** start Stored data **

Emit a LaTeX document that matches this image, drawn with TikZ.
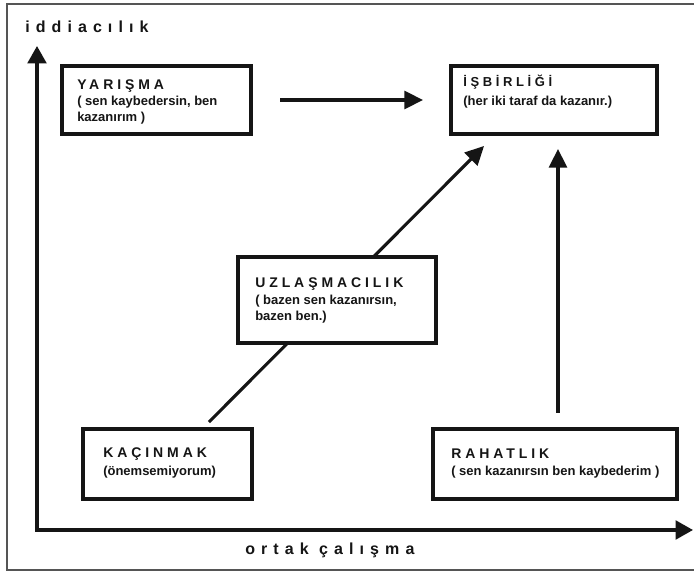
\documentclass[tikz,border=0pt]{standalone}
\usepackage{fontspec}
\setmainfont{Liberation Sans}
\newfontfamily\capsfont{Liberation Sans}[LetterSpace=28]
\newfontfamily\axisfont{Liberation Sans}[LetterSpace=38]
\usetikzlibrary{arrows.meta,calc}
\definecolor{ink}{HTML}{151515}
\definecolor{rim}{HTML}{555555}
\tikzset{
  card/.style={draw=ink, line width=2.3pt, fill=white, inner sep=0pt, outer sep=0pt, anchor=north west},
  head/.style={anchor=base west, inner sep=0pt, text=ink, font=\capsfont\bfseries\fontsize{10.5}{12}\selectfont},
  smallhead/.style={head, font=\capsfont\bfseries\fontsize{9.75}{12}\selectfont},
  note/.style={anchor=base west, inner sep=0pt, text=ink, font=\bfseries\fontsize{9.75}{12}\selectfont},
  axislabel/.style={anchor=base west, inner sep=0pt, text=ink, font=\axisfont\bfseries\fontsize{12}{14}\selectfont},
  link/.style={draw=ink, line width=2.3pt, -{Triangle[length=14pt,width=13.5pt]}},
  axis/.style={draw=ink, line width=2.3pt, line join=miter,
    {Triangle[length=13pt,width=14pt]}-{Triangle[length=13pt,width=14pt]}},
}
\begin{document}
\begin{tikzpicture}[x=0.75pt,y=-0.75pt]
  % canvas and outer frame
  \fill[white] (0,0) rectangle (694,573);
  \useasboundingbox (0,0) rectangle (694,573);
  \draw[rim, line width=1.5pt] (7,4) rectangle (720,570);

  % axes
  \coordinate (o) at (37,530);
  \coordinate (ytip) at (37,46);
  \coordinate (xtip) at (693,530);
  \draw[axis] (ytip) -- (o) -- (xtip);
  \node[axislabel] (ylab) at (25,33) {iddiacılık};
  \node[axislabel] (xlab) at (245,555) {ortak çalışma};

  % boxes
  \node[card, minimum width=141.75pt, minimum height=51pt] (yar) at (62,66) {};
  \node[card, minimum width=154.5pt, minimum height=51pt] (isb) at (451,66) {};
  \node[card, minimum width=126.75pt, minimum height=52.5pt] (kac) at (83,429) {};
  \node[card, minimum width=183pt, minimum height=52.5pt] (rah) at (433,429) {};

  % connectors
  \draw[link, shorten <=21.75pt, shorten >=21pt] (yar.east) -- (isb.west);
  \coordinate (d0) at ($(kac.north west)+(119,0)$);
  \coordinate (d1) at ($(isb.south west)+(45,0)$);
  \draw[link, shorten <=7.4pt, shorten >=12.7pt] (d0) -- (d1);
  \coordinate (v0) at ($(rah.north west)+(125,0)$);
  \draw[link, shorten <=12pt, shorten >=11.25pt] (v0) -- (v0 |- isb.south);

  % middle box sits on top of the diagonal
  \node[card, minimum width=148.5pt, minimum height=64.5pt] (uzl) at (238,257) {};

  % box texts
  \node[head] (yarT) at ($(yar.north west)+(15,24)$) {YARIŞMA};
  \node[note] (yarA) at ($(yar.north west)+(15,40)$) {( sen kaybedersin, ben};
  \node[note] (yarB) at ($(yar.north west)+(15,56)$) {kazanırım )};

  \node[smallhead] (isbT) at ($(isb.north west)+(12,21)$) {İŞBİRLİĞİ};
  \node[note] (isbA) at ($(isb.north west)+(12,40)$) {(her iki taraf da kazanır.)};

  \node[head] (uzlT) at ($(uzl.north west)+(17,31)$) {UZLAŞMACILIK};
  \node[note] (uzlA) at ($(uzl.north west)+(17,48)$) {( bazen sen kazanırsın,};
  \node[note] (uzlB) at ($(uzl.north west)+(17,64)$) {bazen ben.)};

  \node[head] (kacT) at ($(kac.north west)+(20,29)$) {KAÇINMAK};
  \node[note] (kacA) at ($(kac.north west)+(20,47)$) {(önemsemiyorum)};

  \node[head] (rahT) at ($(rah.north west)+(18,30)$) {RAHATLIK};
  \node[note] (rahA) at ($(rah.north west)+(18,47)$) {( sen kazanırsın ben kaybederim )};
\end{tikzpicture}
\end{document}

** end Stored data **

→ **The problem**
Repeat the listing above exactly from its first line to the line containing "minimum width=183pt, minimum", both included, and omit the pictures.

→ **Reply**
Emit a LaTeX document that matches this image, drawn with TikZ.
\documentclass[tikz,border=0pt]{standalone}
\usepackage{fontspec}
\setmainfont{Liberation Sans}
\newfontfamily\capsfont{Liberation Sans}[LetterSpace=28]
\newfontfamily\axisfont{Liberation Sans}[LetterSpace=38]
\usetikzlibrary{arrows.meta,calc}
\definecolor{ink}{HTML}{151515}
\definecolor{rim}{HTML}{555555}
\tikzset{
  card/.style={draw=ink, line width=2.3pt, fill=white, inner sep=0pt, outer sep=0pt, anchor=north west},
  head/.style={anchor=base west, inner sep=0pt, text=ink, font=\capsfont\bfseries\fontsize{10.5}{12}\selectfont},
  smallhead/.style={head, font=\capsfont\bfseries\fontsize{9.75}{12}\selectfont},
  note/.style={anchor=base west, inner sep=0pt, text=ink, font=\bfseries\fontsize{9.75}{12}\selectfont},
  axislabel/.style={anchor=base west, inner sep=0pt, text=ink, font=\axisfont\bfseries\fontsize{12}{14}\selectfont},
  link/.style={draw=ink, line width=2.3pt, -{Triangle[length=14pt,width=13.5pt]}},
  axis/.style={draw=ink, line width=2.3pt, line join=miter,
    {Triangle[length=13pt,width=14pt]}-{Triangle[length=13pt,width=14pt]}},
}
\begin{document}
\begin{tikzpicture}[x=0.75pt,y=-0.75pt]
  % canvas and outer frame
  \fill[white] (0,0) rectangle (694,573);
  \useasboundingbox (0,0) rectangle (694,573);
  \draw[rim, line width=1.5pt] (7,4) rectangle (720,570);

  % axes
  \coordinate (o) at (37,530);
  \coordinate (ytip) at (37,46);
  \coordinate (xtip) at (693,530);
  \draw[axis] (ytip) -- (o) -- (xtip);
  \node[axislabel] (ylab) at (25,33) {iddiacılık};
  \node[axislabel] (xlab) at (245,555) {ortak çalışma};

  % boxes
  \node[card, minimum width=141.75pt, minimum height=51pt] (yar) at (62,66) {};
  \node[card, minimum width=154.5pt, minimum height=51pt] (isb) at (451,66) {};
  \node[card, minimum width=126.75pt, minimum height=52.5pt] (kac) at (83,429) {};
  \node[card, minimum width=183pt, minimum height=52.5pt] (rah) at (433,429) {};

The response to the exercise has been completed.